— Всё у нас будет хорошо. И дом я тебе построю. И дети у нас будут.
Звонарёв ещё раз поцеловал жену и бодрым шагом, насвистывая какой-то марш, двинул умываться.
«А жизнь-то — налаживается!»
И в самом деле: синяки почти сошли, нос, правда, кривовато зажил, но ведь зажил же! А кроме того Геннадьич сделал просто-таки головокружительную по местным меркам карьеру. За две недели он из раба выбился в руководителя всей строительной индустрии! Даже за изготовление черепицы и добычу камня в развалинах отвечал теперь он. Вспомнив об этом, Звонарёв самодовольно усмехнулся.
«А всего-то — голова да руки».
Из пятнадцати семейных мужиков, считавшихся полноправными членами общины, только Док, благодаря своим знаниям, поднялся быстрее. Но тут уж ничего не попишешь — врач. А уж про десяток бессемейных кандидатов на вступление в общину — и говорить нечего.
Знания и умения Звонарёва серьёзно пришпорили строительный процесс в посёлке. Придирчиво посмотрев, кто как работает, Сергей вполовину сократил число строителей, повыгоняв неумех и активно обучая уму-разуму оставшихся. Дядя Гера только диву давался. Его дом, уже полгода строившийся ни шатко ни валко, закончили за неделю. Стас и Олег тоже скоро справят новоселье, а жилище Дока, завершавшее внутренний периметр, подняли почти наполовину. И хотя внутреннюю стену, шедшую от дома к дому, временно соорудили такой же, как и внешнюю, из кольев и толстых веток, но это уже было кое-что. Внутри огороженной территории посёлка появился небольшой форт. Или кремль. Кому как нравится.

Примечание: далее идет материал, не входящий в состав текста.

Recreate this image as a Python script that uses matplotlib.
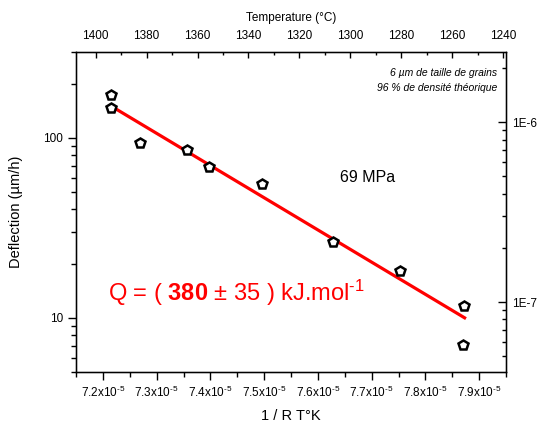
import numpy as np
import matplotlib
matplotlib.use("Agg")
import matplotlib.pyplot as plt
from matplotlib.ticker import FixedLocator, MultipleLocator, LogLocator, FuncFormatter, NullFormatter

plt.rcParams['font.family'] = ['Liberation Sans', 'DejaVu Sans']
plt.rcParams['mathtext.fontset'] = 'custom'
plt.rcParams['mathtext.rm'] = 'Liberation Sans'
plt.rcParams['mathtext.it'] = 'Liberation Sans:italic'
plt.rcParams['mathtext.bf'] = 'Liberation Sans:bold'

# Data
inv_rt = [7.216e-5, 7.215e-5, 7.269e-5, 7.357e-5, 7.398e-5, 7.4955e-5,
          7.629e-5, 7.752e-5, 7.871e-5, 7.870e-5]
deflection = [173, 146, 94.2, 86.1, 68.7, 55.5, 26.3, 18.2, 11.66, 7.02]
fit_x = [7.214e-5, 7.873e-5]
fit_y = [151, 10]
bottom_ticks = [7.2e-5, 7.3e-5, 7.4e-5, 7.5e-5, 7.6e-5, 7.7e-5, 7.8e-5, 7.9e-5]
bottom_labels = ['7.2', '7.3', '7.4', '7.5', '7.6', '7.7', '7.8', '7.9']
temp_ticks = [1400, 1380, 1360, 1340, 1320, 1300, 1280, 1260, 1240]

fig = plt.figure(figsize=(5.4, 4.24), dpi=100)
ax = fig.add_axes([76/540, 1-372/424, (506-76)/540, (372-52)/424])

ax.plot(fit_x, fit_y, color='#ff0000', lw=2.3, zorder=2)
ax.plot(inv_rt, deflection, linestyle='none', marker='p', markersize=7.5,
        markerfacecolor='white', markeredgecolor='black', markeredgewidth=1.8, zorder=3)

ax.set_yscale('log')
ax.set_xlim(7.15e-5, 7.95e-5)
ax.set_ylim(5, 300)
ax.xaxis.set_major_locator(FixedLocator(bottom_ticks))
ax.set_xticklabels([f'{l}x10$^{{\u2010 5}}$'.replace(' ', '') for l in bottom_labels])
ax.xaxis.set_minor_locator(MultipleLocator(0.05e-5))
ax.yaxis.set_major_locator(LogLocator(base=10))
ax.yaxis.set_minor_locator(LogLocator(base=10, subs=np.arange(2, 10)))
ax.yaxis.set_major_formatter(FuncFormatter(lambda v, p: f'{v:g}'))
ax.yaxis.set_minor_formatter(NullFormatter())
ax.tick_params(axis='both', which='major', labelsize=8.5, direction='out', length=6, width=1)
ax.tick_params(axis='both', which='minor', direction='out', length=3.5, width=1)
ax.tick_params(top=False, right=False, which='both')
ax.set_xlabel('1 / R T°K', fontsize=10.5, labelpad=6)
ax.set_ylabel('Deflection (µm/h)', fontsize=10.5, labelpad=14)
for s in ax.spines.values():
    s.set_linewidth(1.0)

# Right axis
ax2 = ax.twinx()
ax2.set_yscale('log')
ax2.set_ylim(4.08e-8, 2.46e-6)
ax2.yaxis.set_major_locator(LogLocator(base=10))
ax2.yaxis.set_minor_locator(LogLocator(base=10, subs=np.arange(2, 10)))
ax2.yaxis.set_major_formatter(FuncFormatter(lambda v, p: f'1E{int(round(np.log10(v)))}'))
ax2.yaxis.set_minor_formatter(NullFormatter())
ax2.tick_params(axis='y', which='major', labelsize=8.5, direction='in', length=6, width=1, pad=4)
ax2.tick_params(axis='y', which='minor', direction='in', length=3, width=1)

# Top axis
ax3 = ax.twiny()
ax3.set_xlim(1407.7, 1238.9)
ax3.xaxis.set_major_locator(FixedLocator(temp_ticks))
ax3.xaxis.set_minor_locator(MultipleLocator(10))
ax3.xaxis.set_major_formatter(FuncFormatter(lambda v, p: f'{v:.0f}'))
ax3.tick_params(axis='x', which='major', labelsize=8.5, direction='in', length=4, width=1, pad=7)
ax3.tick_params(axis='x', which='minor', direction='in', length=2.5, width=1)
ax3.set_xlabel('Temperature (°C)', fontsize=8.5, labelpad=7)

# Annotations
ax.text(497/540, 1-73/424, '6 µm de taille de grains', transform=fig.transFigure,
        ha='right', va='center', fontsize=7.5, style='italic')
ax.text(497/540, 1-88/424, '96 % de densité théorique', transform=fig.transFigure,
        ha='right', va='center', fontsize=7.5, style='italic')
ax.text(340/540, 1-178/424, '69 MPa', transform=fig.transFigure,
        ha='left', va='center', fontsize=11.5)
ax.text(108/540, 1-293/424, 'Q = ( $\\mathbf{380}$ ± 35 ) kJ.mol$^{\u2010 1}$'.replace('\u2010 ', '\u2010'),
        transform=fig.transFigure, ha='left', va='center', fontsize=17, color='#ff0000')

fig.savefig('out.png', dpi=100)
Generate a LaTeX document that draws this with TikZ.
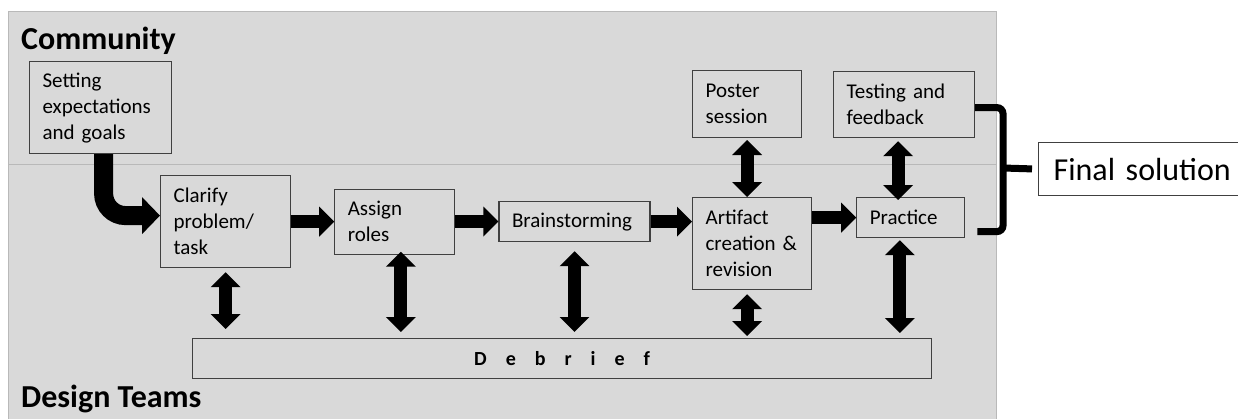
\documentclass[tikz,border=0pt]{standalone}
\usepackage{fontspec}
\setmainfont{Carlito}
\usepackage{tikz}
\usepackage{xcolor}
\usetikzlibrary{arrows.meta,positioning}

\definecolor{panelgray}{HTML}{D9D9D9}
\definecolor{boxline}{HTML}{404040}

\begin{document}
\begin{tikzpicture}[
    x = 1pt, y = -1pt,
    stage/.style = {draw=boxline, line width=1.2pt, fill=panelgray, anchor=north west,
                    align=left, inner xsep=13pt, inner ysep=0pt,
                    font=\fontsize{21}{26}\selectfont},
    flow/.style = {line width=13pt, -{Triangle[width=29pt,length=15pt]}},
    twoway/.style = {line width=13pt,
                     {Triangle[width=29pt,length=15pt]}-{Triangle[width=29pt,length=15pt]}},
    bracketline/.style = {line width=7pt, rounded corners=6pt},
    title/.style = {anchor=base west, inner sep=0pt,
                    font=\fontsize{32}{38}\selectfont\bfseries},
  ]

    \useasboundingbox (0,0) rectangle (1238,418);
    \clip (0,0) rectangle (1238,418);
    \fill[white] (0,0) rectangle (1238,418);

    % the two zones
    \draw[draw=gray!55, fill=panelgray, line width=1pt] (8,11) rectangle (996,430);
    \draw[gray!55, line width=1pt] (8,164) -- (996,164);
    \node[title] (community) at (21,49) {Community};
    \node[title] (teams) at (21,407) {Design Teams};

    \node[stage, text width=116pt, minimum height=92pt] (goals) at (29,61)
        {Setting\\expectations\\and goals};
    \node[stage, text width=104pt, minimum height=92pt] (clarify) at (160,175)
        {Clarify\\problem/\\task};
    \node[stage, text width=94pt, minimum height=65pt] (assign) [right=43pt of clarify]
        {Assign\\roles};
    \node[stage, text width=125pt, minimum height=40pt] (brain) [right=43pt of assign]
        {Brainstorming};
    \node[stage, text width=93pt, minimum height=92pt] (artifact) at (692,197)
        {Artifact\\creation \&\\revision};
    \node[stage, text width=82pt, minimum height=40pt] (practice)
        [right=44pt of artifact.north east, anchor=north west] {Practice};
    \node[stage, text width=83pt, minimum height=67pt] (poster)
        [above=59pt of artifact.north west, anchor=south west] {Poster\\session};
    \node[stage, text width=115pt, minimum height=66pt] (testing) at (833,71)
        {Testing and\\feedback};
    \node[stage, text width=713pt, minimum height=40pt, align=center,
          font=\fontsize{20}{24}\selectfont\bfseries] (debrief) at (192,338)
        {D\hskip19pt e\hskip19pt b\hskip19pt r\hskip19pt i\hskip19pt e\hskip19pt f};
    \node[stage, fill=white, inner xsep=15pt, text width=190pt, minimum height=53pt,
          font=\fontsize{32}{38}\selectfont] (final) at (1038,142) {Final solution};

    % main flow
    \draw[flow, line width=19pt, -{Triangle[width=36pt,length=18pt]}, rounded corners=22pt]
        ([xshift=3pt]goals.south) |- ([yshift=6pt]clarify.west);
    \draw[flow] (clarify) -- (assign);
    \draw[flow] (assign) -- (brain);
    \draw[flow] (brain.east) -- (brain.east -| artifact.west);
    \draw[flow] (artifact.east |- practice) -- (practice.west);

    % links to the debrief and the community
    \draw[twoway, shorten <=4pt, shorten >=9pt] (clarify.south) -- (clarify.south |- debrief.north);
    \draw[twoway, shorten <=-3pt, shorten >=6pt] ([xshift=6pt]assign.south)
        -- ([xshift=6pt]assign.south |- debrief.north);
    \draw[twoway, shorten <=9pt, shorten >=6pt] (brain.south) -- (brain.south |- debrief.north);
    \draw[twoway, shorten <=4pt, shorten >=2pt] (artifact.south -| poster.south)
        -- (poster.south |- debrief.north);
    \draw[twoway, shorten <=2pt] (poster.south) -- (poster.south |- artifact.north);
    \draw[twoway, shorten <=3pt, shorten >=-3pt] ([xshift=-6pt]testing.south)
        -- ([xshift=-6pt]testing.south |- practice.north);
    \draw[twoway, shorten <=2pt, shorten >=5pt] ([xshift=-11pt]practice.south)
        -- ([xshift=-11pt]practice.south |- debrief.north);

    % bracket to the final solution
    \coordinate (brk) at (1003,168);
    \draw[bracketline] ([yshift=-3pt]testing.east) -| (brk)
        |- ([xshift=12pt,yshift=-14pt]practice.east);
    \draw[bracketline, shorten >=6pt] (brk) -- (final.west);
\end{tikzpicture}
\end{document}
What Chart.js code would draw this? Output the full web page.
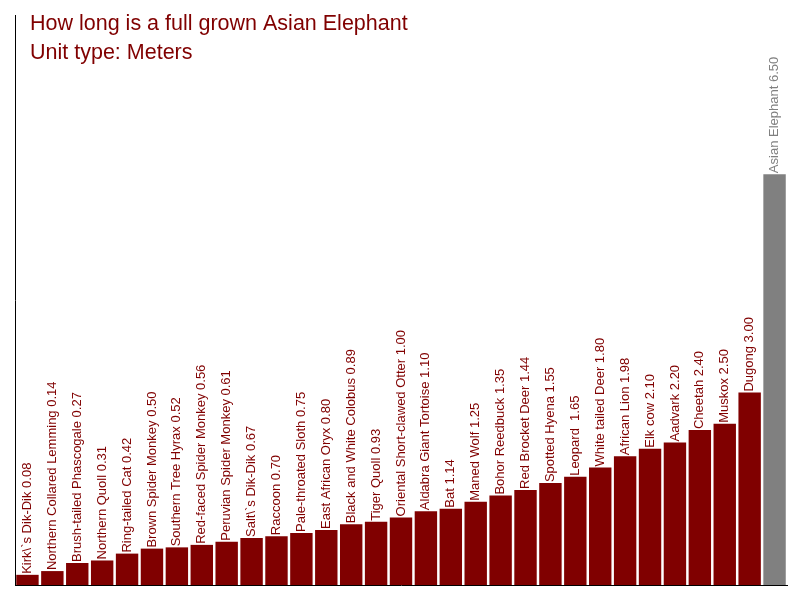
<!DOCTYPE html>
<html>
<head>
<meta charset="utf-8">
<script src="https://cdn.jsdelivr.net/npm/chart.js@4/dist/chart.umd.min.js"></script>
<style>
  html, body { margin: 0; padding: 0; background: #fff; }
  #wrap { width: 800px; height: 600px; }
</style>
</head>
<body>
<div id="wrap"><canvas id="grafico"></canvas></div>
<script>
let animales = [
    "Kirk\\`s Dik-Dik", "Northern Collared Lemming", "Brush-tailed Phascogale", "Northern Quoll",
    "Ring-tailed Cat", "Brown Spider Monkey", "Southern Tree Hyrax", "Red-faced Spider Monkey",
    "Peruvian Spider Monkey", "Salt\\`s Dik-Dik", "Raccoon", "Pale-throated Sloth",
    "East African Oryx", "Black and White Colobus", "Tiger Quoll", "Oriental Short-clawed Otter",
    "Aldabra Giant Tortoise", "Bat", "Maned Wolf", "Bohor Reedbuck", "Red Brocket Deer",
    "Spotted Hyena", "Leopard ", "White tailed Deer", "African Lion", "Elk cow", "Aadvark",
    "Cheetah", "Muskox", "Dugong", "Asian Elephant"
];
let longitudes = [
    0.08, 0.14, 0.27, 0.31, 0.42, 0.50, 0.52, 0.56, 0.61, 0.67, 0.70, 0.75, 0.80, 0.89, 0.93,
    1.00, 1.10, 1.14, 1.25, 1.35, 1.44, 1.55, 1.65, 1.80, 1.98, 2.10, 2.20, 2.40, 2.50, 3.00, 6.50
];
let titulos = ["How long is a full grown Asian Elephant", "Unit type: Meters"];

let rojo = "#800000";
let gris = "#808080";
let colores = animales.map(a => a === "Asian Elephant" ? gris : rojo);
let ejeMin = -0.083;

// etiquetas verticales encima de cada barra
let etiquetasBarras = {
    id: "etiquetasBarras",
    afterDatasetsDraw(chart) {
        let ctx = chart.ctx;
        let meta = chart.getDatasetMeta(0);
        ctx.save();
        ctx.font = "13px 'Liberation Sans', Arial, sans-serif";
        ctx.textAlign = "left";
        ctx.textBaseline = "middle";
        meta.data.forEach(function (bar, i) {
            ctx.save();
            ctx.fillStyle = colores[i];
            ctx.translate(bar.x, bar.y - 1);
            ctx.rotate(-Math.PI / 2);
            ctx.fillText(animales[i] + " " + longitudes[i].toFixed(2), 0, 0);
            ctx.restore();
        });
        ctx.restore();
    }
};

let tituloPlugin = {
    id: "tituloPlugin",
    afterDraw(chart) {
        let ctx = chart.ctx;
        ctx.save();
        ctx.font = "21.5px 'Liberation Sans', Arial, sans-serif";
        ctx.fillStyle = rojo;
        ctx.textAlign = "left";
        ctx.textBaseline = "alphabetic";
        titulos.forEach(function (t, i) {
            ctx.fillText(t, 30, 30 + i * 29);
        });
        ctx.restore();
    }
};

new Chart(document.getElementById("grafico"), {
    type: "bar",
    data: {
        labels: animales,
        datasets: [{
            data: longitudes,
            base: ejeMin,
            backgroundColor: colores,
            barPercentage: 0.9,
            categoryPercentage: 1.0
        }]
    },
    options: {
        responsive: true,
        maintainAspectRatio: false,
        animation: false,
        layout: { padding: { left: 7, right: 13, top: 15, bottom: 7 } },
        scales: {
            x: {
                grid: { display: false },
                border: { display: true, color: "#000", width: 1 },
                ticks: { display: false }
            },
            y: {
                min: ejeMin,
                max: 9.05,
                grid: { display: false },
                border: { display: true, color: "#000", width: 1 },
                ticks: { display: false }
            }
        },
        plugins: {
            legend: { display: false },
            tooltip: { enabled: false }
        }
    },
    plugins: [etiquetasBarras, tituloPlugin]
});
</script>
</body>
</html>
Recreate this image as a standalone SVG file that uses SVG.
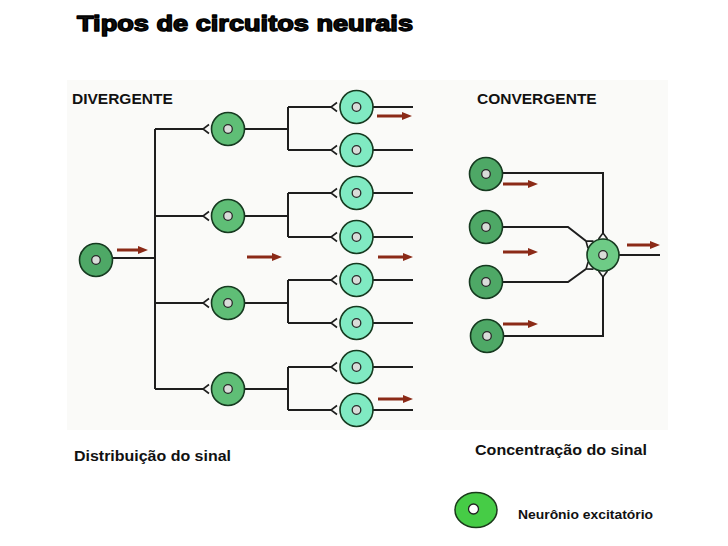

Как следует позавтракав, бригадир отправился к землянке, где каждое утро происходил сбор строителей и небольшая планёрка.
— Семёныч, а где все?
Удивлению Звонарёва не было предела. Вместо пяти семейных строителей и пяти разнорабочих-кандидатов у землянки сидело двое хмурых мужиков из коренных, да, старательно отводя глаза, невдалеке топтался молодой парнишка из пришлых.
— Тут дело такое. Вчера поздно вечером Гера с Доком вернулись.
— Ну?
— Пешком, без оружия. У Лужина челюсть сломана в трёх местах и десяти зубов не хватает.
«Трындец!»
Ваню было до слёз жалко.
— Там? В том посёлке? Маляренко?
Семёныч, на правах старожила вхожий в дом Лужиных, кивнул.
— Он. Ночью Стас забрал Олега, всех молодых и пошёл его убивать. Даже мать не послушал. Так что нас тут, в поселке, всего трое осталось, да в мастерской Женька с Николаем Егоровичем. Всё. Ну и Лужин с Доком. Оба лежат.
— А с Доком-то что?
Семёныч зло сплюнул.
— А он там нажрался. Как дошёл — непонятно. Обезвоживание плюс тепловой удар. Шляпу, урод, потерял. Ладно, бригадир, что делать-то будем?
Серый поманил разнорабочего пальцем.
— Остальные где? Почему не на месте?
Парень отвёл глаза.
— Ушли. Не знаю, куда.
— Тьфу, мля! И эти сбежали.
— Папа, дай я тебя подстригу. А то ты зарос совсем. — Надежда Фридриховна мягко положила свои руки на плечи отца.
«Господи! Какой же он старый!»
— Надежда! — Голос деда Феди был, как обычно, скрипучий, с ноткой недовольства — постороннему человеку показалось бы, что дед чем-то страшно раздражён, но Надежда Фридриховна прекрасно знала, что это обычная отцовская интонация.
— Надежда! Чего с лицом-то?
— Перелом челюсти и зубы выбиты. Что за люди — изверги!
— Не у него! — Дед презрительно скривился. — Что у тебя с лицом? Всю ночь ревела?
Надя, несмотря на свои пятьдесят, вновь почувствовала себя маленькой девочкой.
— Да, папа. Из-за Стасика. Что с ним делать, не знаю. Он совсем неуправляемый. Меня не послушал — ушёл.
Женщина отложила ножницы и снова залилась слезами.
Ощущение надвигающейся беды, большой ошибки, появившееся у Надежды Фридриховны полгода тому назад, крепло день ото дня. Что-то пошло не так. Не правильно. В первые, самые тяжёлые месяцы задумываться об этом было некогда, надо было работать.